> BRIEF: Provide only the number of lines where "this" occurs.

>> Begin

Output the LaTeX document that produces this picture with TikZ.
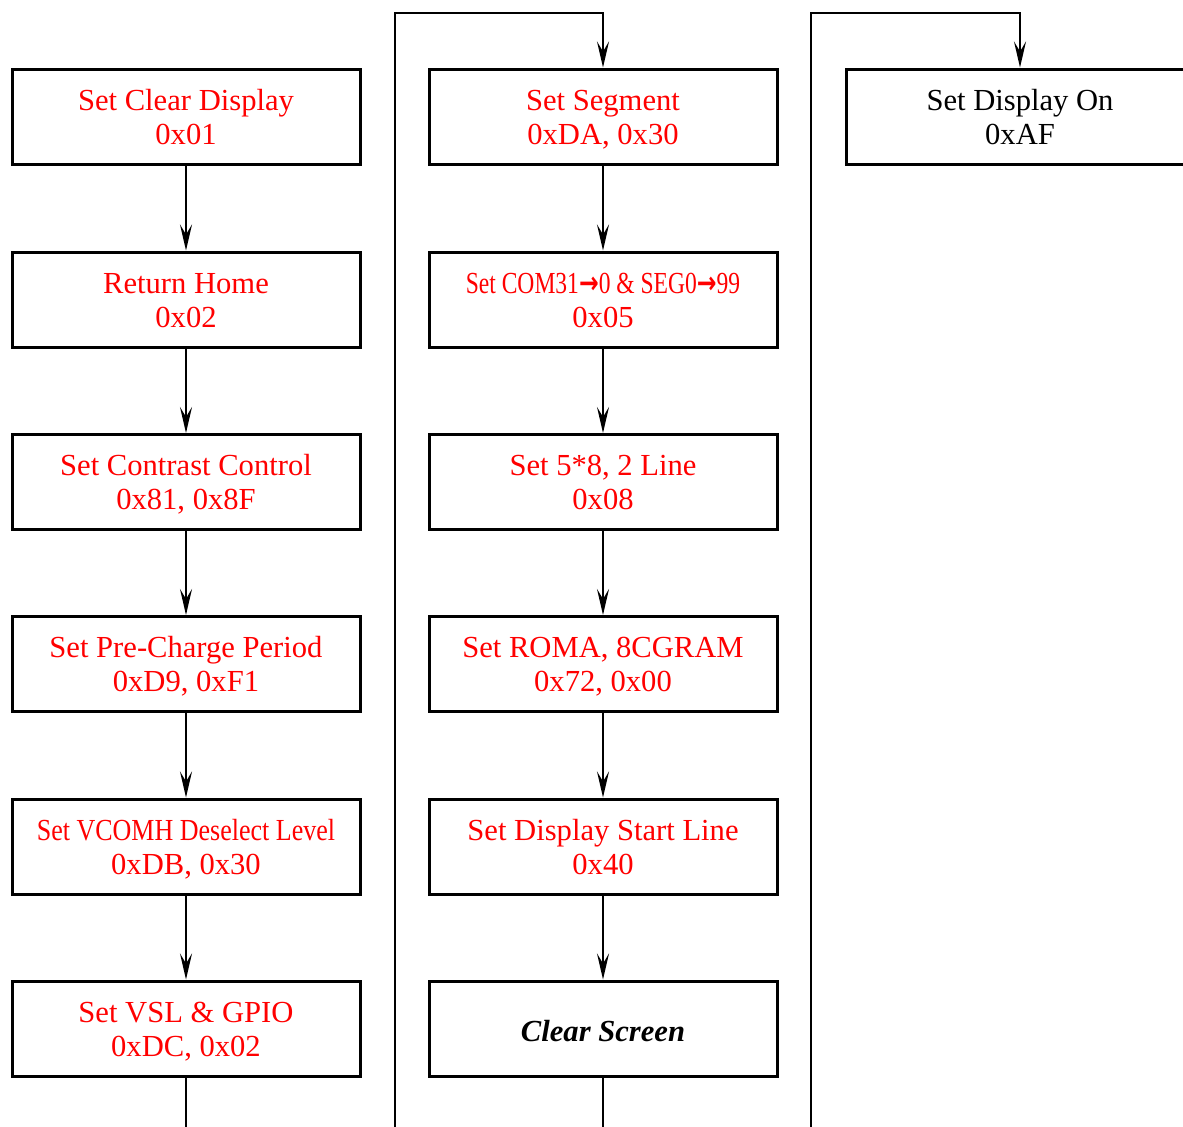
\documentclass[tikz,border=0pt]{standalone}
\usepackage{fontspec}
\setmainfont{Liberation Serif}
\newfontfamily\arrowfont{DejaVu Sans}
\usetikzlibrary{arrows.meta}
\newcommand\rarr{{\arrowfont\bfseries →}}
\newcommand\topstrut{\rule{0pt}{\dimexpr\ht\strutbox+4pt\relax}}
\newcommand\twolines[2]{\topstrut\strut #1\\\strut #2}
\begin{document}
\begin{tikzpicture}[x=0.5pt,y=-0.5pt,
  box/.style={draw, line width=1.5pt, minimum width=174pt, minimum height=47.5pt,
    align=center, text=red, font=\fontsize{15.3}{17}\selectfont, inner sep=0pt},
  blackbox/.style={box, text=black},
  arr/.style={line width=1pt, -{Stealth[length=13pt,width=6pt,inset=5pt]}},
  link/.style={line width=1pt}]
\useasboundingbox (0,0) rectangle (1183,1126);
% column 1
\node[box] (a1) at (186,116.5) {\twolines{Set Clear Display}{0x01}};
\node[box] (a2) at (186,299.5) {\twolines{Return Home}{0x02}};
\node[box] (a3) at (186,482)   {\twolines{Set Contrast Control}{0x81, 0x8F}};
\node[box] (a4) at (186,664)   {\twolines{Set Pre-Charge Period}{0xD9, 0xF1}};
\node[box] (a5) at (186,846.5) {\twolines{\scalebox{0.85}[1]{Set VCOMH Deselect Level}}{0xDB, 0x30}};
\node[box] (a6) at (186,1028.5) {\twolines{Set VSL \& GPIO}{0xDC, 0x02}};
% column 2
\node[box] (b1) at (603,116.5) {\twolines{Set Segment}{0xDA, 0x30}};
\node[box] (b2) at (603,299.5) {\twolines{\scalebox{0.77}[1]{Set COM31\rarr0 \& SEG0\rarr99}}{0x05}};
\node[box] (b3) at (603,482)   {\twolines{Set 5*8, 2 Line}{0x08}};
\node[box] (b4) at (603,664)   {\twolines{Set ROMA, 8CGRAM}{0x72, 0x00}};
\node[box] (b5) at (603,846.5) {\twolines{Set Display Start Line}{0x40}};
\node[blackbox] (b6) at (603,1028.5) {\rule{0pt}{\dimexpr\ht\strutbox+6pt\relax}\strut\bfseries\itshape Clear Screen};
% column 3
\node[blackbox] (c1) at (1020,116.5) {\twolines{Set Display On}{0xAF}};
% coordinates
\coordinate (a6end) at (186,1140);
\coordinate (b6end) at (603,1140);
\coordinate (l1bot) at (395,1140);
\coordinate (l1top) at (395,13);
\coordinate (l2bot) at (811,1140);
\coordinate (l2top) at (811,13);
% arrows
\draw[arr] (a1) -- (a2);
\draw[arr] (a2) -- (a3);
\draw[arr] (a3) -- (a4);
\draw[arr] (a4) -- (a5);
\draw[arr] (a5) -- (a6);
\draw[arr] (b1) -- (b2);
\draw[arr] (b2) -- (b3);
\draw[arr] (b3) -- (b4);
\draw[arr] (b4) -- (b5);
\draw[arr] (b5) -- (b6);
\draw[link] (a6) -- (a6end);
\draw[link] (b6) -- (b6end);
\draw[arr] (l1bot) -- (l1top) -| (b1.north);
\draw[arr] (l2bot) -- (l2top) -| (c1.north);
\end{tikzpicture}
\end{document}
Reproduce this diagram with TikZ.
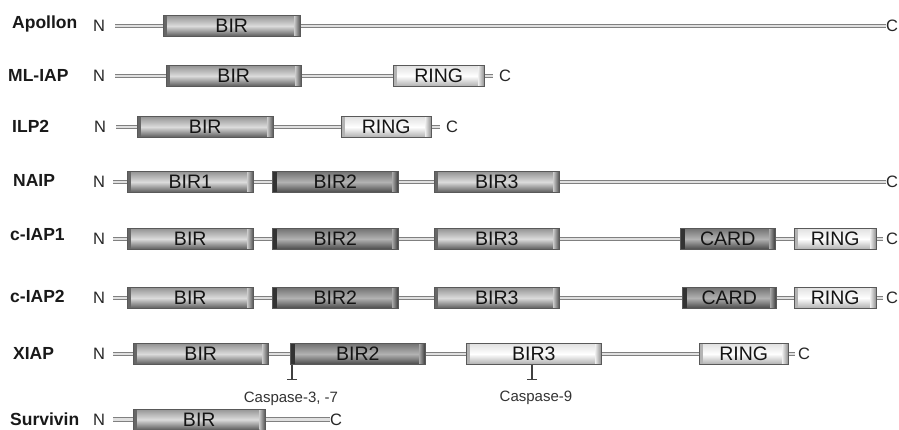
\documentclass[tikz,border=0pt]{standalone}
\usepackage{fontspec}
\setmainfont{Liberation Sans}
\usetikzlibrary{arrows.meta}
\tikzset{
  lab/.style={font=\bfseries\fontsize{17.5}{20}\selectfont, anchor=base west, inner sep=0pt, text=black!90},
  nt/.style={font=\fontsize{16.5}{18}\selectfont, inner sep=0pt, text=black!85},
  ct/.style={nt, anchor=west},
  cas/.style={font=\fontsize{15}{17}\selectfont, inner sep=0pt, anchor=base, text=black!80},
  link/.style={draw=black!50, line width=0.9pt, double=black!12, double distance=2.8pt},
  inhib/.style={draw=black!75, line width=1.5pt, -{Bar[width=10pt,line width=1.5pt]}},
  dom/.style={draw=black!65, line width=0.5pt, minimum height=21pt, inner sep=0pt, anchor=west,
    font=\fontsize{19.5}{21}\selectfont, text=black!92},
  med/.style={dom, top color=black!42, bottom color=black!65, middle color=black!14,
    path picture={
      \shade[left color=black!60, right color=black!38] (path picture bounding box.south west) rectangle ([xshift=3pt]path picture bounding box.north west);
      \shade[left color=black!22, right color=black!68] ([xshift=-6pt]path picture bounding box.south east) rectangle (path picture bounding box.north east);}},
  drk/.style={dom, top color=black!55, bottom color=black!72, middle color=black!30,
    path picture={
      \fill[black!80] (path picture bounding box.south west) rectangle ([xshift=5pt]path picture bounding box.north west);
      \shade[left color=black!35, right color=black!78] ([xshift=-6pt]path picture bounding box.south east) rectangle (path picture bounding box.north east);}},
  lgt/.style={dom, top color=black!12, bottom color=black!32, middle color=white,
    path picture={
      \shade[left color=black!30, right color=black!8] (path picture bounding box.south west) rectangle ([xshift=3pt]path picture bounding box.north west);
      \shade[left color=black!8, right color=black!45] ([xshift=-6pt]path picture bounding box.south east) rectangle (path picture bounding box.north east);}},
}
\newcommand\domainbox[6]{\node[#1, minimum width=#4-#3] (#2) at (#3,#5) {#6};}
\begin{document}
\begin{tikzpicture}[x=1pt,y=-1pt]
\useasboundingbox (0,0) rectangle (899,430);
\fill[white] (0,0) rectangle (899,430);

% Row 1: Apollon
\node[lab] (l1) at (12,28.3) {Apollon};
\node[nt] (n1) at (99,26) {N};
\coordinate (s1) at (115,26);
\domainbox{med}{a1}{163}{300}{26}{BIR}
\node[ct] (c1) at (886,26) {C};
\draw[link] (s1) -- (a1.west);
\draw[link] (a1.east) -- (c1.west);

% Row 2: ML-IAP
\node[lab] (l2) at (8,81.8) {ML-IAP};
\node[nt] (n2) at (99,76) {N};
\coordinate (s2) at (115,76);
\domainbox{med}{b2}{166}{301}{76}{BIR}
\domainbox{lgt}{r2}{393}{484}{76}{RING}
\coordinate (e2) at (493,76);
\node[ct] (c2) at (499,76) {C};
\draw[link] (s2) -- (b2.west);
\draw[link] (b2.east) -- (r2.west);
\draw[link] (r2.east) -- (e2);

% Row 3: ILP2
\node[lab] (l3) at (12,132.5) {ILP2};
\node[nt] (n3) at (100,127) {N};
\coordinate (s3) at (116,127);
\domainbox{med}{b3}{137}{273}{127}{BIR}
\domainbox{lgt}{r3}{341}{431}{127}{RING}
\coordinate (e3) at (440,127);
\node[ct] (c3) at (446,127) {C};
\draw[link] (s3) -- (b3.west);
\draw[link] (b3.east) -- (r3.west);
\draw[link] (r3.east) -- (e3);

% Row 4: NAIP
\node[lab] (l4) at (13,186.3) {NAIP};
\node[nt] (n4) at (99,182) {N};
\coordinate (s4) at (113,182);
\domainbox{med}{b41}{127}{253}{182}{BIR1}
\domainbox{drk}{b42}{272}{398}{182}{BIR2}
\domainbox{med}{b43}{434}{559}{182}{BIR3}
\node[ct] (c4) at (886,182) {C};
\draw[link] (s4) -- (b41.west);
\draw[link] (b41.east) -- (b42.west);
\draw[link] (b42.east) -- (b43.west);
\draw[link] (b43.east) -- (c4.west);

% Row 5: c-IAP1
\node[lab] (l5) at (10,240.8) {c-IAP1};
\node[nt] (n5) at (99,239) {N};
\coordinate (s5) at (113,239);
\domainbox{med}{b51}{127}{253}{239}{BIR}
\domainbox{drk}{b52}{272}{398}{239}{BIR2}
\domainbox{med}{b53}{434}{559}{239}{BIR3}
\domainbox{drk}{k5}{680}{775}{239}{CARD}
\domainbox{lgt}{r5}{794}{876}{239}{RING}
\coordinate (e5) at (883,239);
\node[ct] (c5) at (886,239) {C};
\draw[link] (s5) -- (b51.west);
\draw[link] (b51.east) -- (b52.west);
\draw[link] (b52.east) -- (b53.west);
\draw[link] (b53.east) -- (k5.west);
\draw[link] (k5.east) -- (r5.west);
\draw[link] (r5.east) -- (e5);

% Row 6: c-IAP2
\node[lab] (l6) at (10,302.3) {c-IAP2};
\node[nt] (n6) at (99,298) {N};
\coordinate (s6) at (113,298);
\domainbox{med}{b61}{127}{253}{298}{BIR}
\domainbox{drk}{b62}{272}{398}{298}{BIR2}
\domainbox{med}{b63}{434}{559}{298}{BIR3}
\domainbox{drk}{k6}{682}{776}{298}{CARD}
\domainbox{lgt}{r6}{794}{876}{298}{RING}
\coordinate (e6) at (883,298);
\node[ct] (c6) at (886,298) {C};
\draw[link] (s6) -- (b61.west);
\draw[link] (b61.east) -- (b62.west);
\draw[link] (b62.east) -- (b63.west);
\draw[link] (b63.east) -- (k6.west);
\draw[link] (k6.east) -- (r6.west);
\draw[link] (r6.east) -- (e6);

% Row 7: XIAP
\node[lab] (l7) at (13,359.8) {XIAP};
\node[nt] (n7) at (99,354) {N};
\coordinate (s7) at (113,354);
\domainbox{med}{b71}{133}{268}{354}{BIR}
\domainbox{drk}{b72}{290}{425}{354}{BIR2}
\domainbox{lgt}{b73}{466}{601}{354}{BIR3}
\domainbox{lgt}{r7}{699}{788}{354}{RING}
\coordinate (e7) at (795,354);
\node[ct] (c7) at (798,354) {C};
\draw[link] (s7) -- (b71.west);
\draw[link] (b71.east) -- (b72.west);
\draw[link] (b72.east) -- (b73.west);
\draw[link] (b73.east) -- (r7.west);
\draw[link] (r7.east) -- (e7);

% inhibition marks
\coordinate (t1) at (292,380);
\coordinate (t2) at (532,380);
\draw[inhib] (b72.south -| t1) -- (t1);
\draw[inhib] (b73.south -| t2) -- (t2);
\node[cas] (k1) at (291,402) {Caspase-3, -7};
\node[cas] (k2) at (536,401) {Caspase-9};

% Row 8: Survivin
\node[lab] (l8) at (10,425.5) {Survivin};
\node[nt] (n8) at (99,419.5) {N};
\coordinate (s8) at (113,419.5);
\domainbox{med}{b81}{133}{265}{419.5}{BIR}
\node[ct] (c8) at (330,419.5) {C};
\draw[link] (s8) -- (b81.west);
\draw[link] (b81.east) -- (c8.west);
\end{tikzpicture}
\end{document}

>> End

> EXERCISE RESPONSE: 2